Narrative Description
Diocese of Vermont, August 2018
updated from the proposal for the grant made by the Episcopal Church Evangelism Project
Mobilization for Green Mountain Witness, the Diocese of Vermont evangelism initiative, has begun in 2018 through a number of avenues:
Diocesan Council has held two conversations on evangelism with the GMW Planners that included: biblical and theological bases of evangelism; contexts for evangelism in Vermont, including its rural, agricultural, small-town, hipster urban, and religiously unaffiliated aspects; and possible fruitful approaches to evangelism across the diocese.
Evangelism Team of nine members – seven lay and two clergy – has been collaborating enthusiastically in planning and carrying out Green Mountain Witness. Meetings have been held in person and via Zoom, and members are contributing articles to the semi-monthly diocesan publication ‘The Mountain.’
Evangelism Matters Conference in Cleveland Heights, Ohio, March 15-17, drew six team members, who returned informed and motivated to energize Green Mountain Witness and enhance the initiative with perspectives and strategies from around the Episcopal Church.
Preparatory Meetings about Evangelism will be held with small groups of parishes throughout the diocese before Diocesan Convention. These will feature overviews of evangelism as a Christian calling and discussions of people’s experiences, hopes and apprehensions about evangelism.
‘Go Tell It On the Mountains: Evangelism Vermont-Style’ is the 2018 Diocesan Convention theme, Oct. 26-27 in Burlington. This will feature a number of elements:
Advance communications are highlighting the churchwide initiative’s understanding of evangelism: seeking, naming and celebrating Jesus’ loving presence, and inviting people to form or deepen their relationship with God in Christ. This will distinguish evangelism from ecclesial welcome and from strategies of church growth.

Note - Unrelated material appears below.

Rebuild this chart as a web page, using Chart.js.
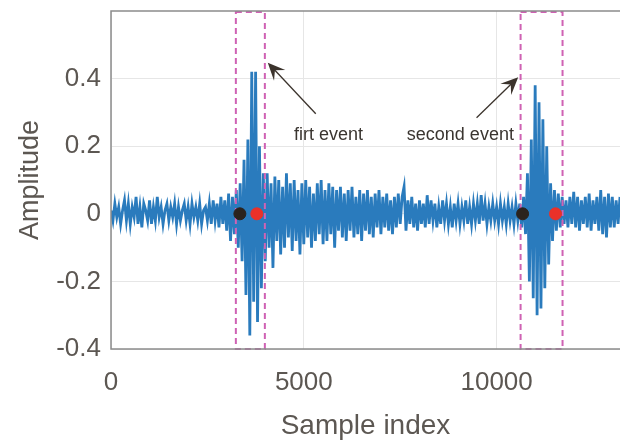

Keynoter Canon Stephanie Spellers, canon to Presiding Bishop Michael Curry, for evangelism, reconciliation and creation care, will inspire Vermonters to evangelize and explore evangelism as a spiritual practice. She will connect us with the churchwide initiative and distinguish evangelism from stereotypes of gospel imposition and church growth.
Workshops on evangelism will explore: biblical and theological foundations; evangelistic spirituality; listening for the other’s faith and expressing one’s own faith; friendship and neighborly evangelism; evangelism amid social and ethnic difference; and the like. Leaders will come from both within and outside the diocese.
Legislative resolutions will commit the diocese to ongoing growth in evangelism through the terminus of the granting period, which is March 2019, but also through a three-year period of continual activity and monitoring through the end of 2021.
Evangelism Workshops will highlight the final phase of Green Mountain Witness in the first year in area gatherings for three or four congregations at a time, with facilitators from both within and outside the diocese, held from January through March 2019.